### Available data

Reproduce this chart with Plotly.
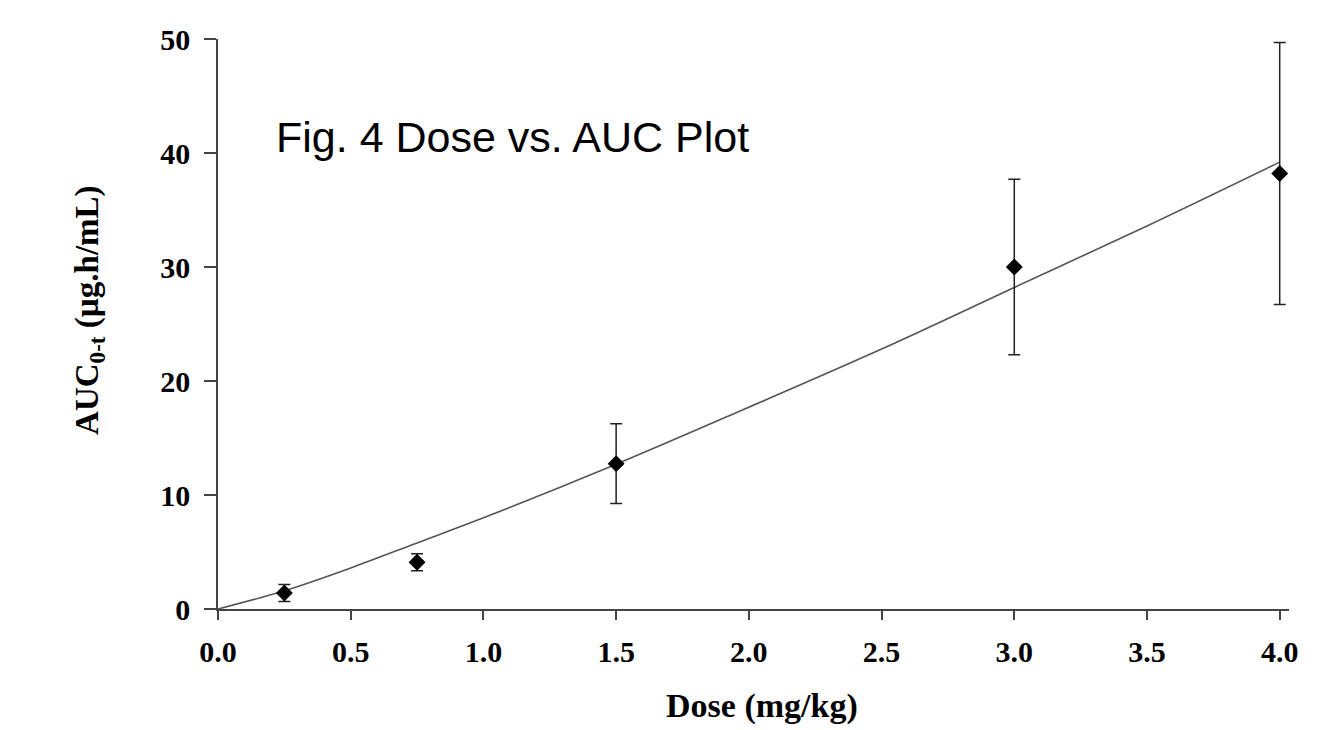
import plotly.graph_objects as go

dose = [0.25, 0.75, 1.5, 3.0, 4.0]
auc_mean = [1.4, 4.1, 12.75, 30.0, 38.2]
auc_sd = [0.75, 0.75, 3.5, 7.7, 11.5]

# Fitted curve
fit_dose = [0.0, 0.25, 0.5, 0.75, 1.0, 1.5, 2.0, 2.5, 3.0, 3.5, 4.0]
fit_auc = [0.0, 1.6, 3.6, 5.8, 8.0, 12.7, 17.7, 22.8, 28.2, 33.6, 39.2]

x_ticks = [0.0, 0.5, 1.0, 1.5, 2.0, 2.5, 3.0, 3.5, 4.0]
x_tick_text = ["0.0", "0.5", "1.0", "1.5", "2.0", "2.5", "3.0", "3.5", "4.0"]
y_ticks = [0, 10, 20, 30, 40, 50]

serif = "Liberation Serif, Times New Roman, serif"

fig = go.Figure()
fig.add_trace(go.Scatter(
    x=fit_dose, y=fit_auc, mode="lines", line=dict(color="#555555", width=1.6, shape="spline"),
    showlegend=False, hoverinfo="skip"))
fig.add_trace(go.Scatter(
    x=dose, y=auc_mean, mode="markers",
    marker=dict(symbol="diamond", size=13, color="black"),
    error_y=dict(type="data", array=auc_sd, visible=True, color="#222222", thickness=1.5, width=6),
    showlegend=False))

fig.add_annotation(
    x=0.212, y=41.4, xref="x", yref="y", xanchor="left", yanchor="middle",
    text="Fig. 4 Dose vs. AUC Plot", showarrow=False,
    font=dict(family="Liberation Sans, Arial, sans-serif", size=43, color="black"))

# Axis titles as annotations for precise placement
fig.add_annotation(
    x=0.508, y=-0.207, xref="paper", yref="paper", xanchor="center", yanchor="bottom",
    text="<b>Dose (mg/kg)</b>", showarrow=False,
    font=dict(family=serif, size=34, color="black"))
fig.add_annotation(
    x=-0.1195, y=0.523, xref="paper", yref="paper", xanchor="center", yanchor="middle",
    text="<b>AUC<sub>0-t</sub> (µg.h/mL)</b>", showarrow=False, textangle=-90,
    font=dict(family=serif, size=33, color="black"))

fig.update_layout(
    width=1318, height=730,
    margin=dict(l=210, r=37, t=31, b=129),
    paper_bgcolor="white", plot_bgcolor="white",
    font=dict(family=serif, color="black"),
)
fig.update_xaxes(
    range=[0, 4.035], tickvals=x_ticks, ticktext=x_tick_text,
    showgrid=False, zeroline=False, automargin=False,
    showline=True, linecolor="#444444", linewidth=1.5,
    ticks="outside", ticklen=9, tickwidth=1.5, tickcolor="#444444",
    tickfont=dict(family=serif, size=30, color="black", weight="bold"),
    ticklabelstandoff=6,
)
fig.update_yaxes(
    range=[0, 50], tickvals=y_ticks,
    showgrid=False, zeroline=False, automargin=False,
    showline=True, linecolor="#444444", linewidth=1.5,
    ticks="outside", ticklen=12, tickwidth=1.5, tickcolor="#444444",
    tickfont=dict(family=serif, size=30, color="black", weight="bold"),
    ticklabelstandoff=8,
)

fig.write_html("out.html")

### Given task
Begin at the top of the material above and output each line exactly, stopping after the line that holds "Serif, Times New". Leave out pictures.

### Exercise response
Reproduce this chart with Plotly.
import plotly.graph_objects as go

dose = [0.25, 0.75, 1.5, 3.0, 4.0]
auc_mean = [1.4, 4.1, 12.75, 30.0, 38.2]
auc_sd = [0.75, 0.75, 3.5, 7.7, 11.5]

# Fitted curve
fit_dose = [0.0, 0.25, 0.5, 0.75, 1.0, 1.5, 2.0, 2.5, 3.0, 3.5, 4.0]
fit_auc = [0.0, 1.6, 3.6, 5.8, 8.0, 12.7, 17.7, 22.8, 28.2, 33.6, 39.2]

x_ticks = [0.0, 0.5, 1.0, 1.5, 2.0, 2.5, 3.0, 3.5, 4.0]
x_tick_text = ["0.0", "0.5", "1.0", "1.5", "2.0", "2.5", "3.0", "3.5", "4.0"]
y_ticks = [0, 10, 20, 30, 40, 50]

serif = "Liberation Serif, Times New Roman, serif"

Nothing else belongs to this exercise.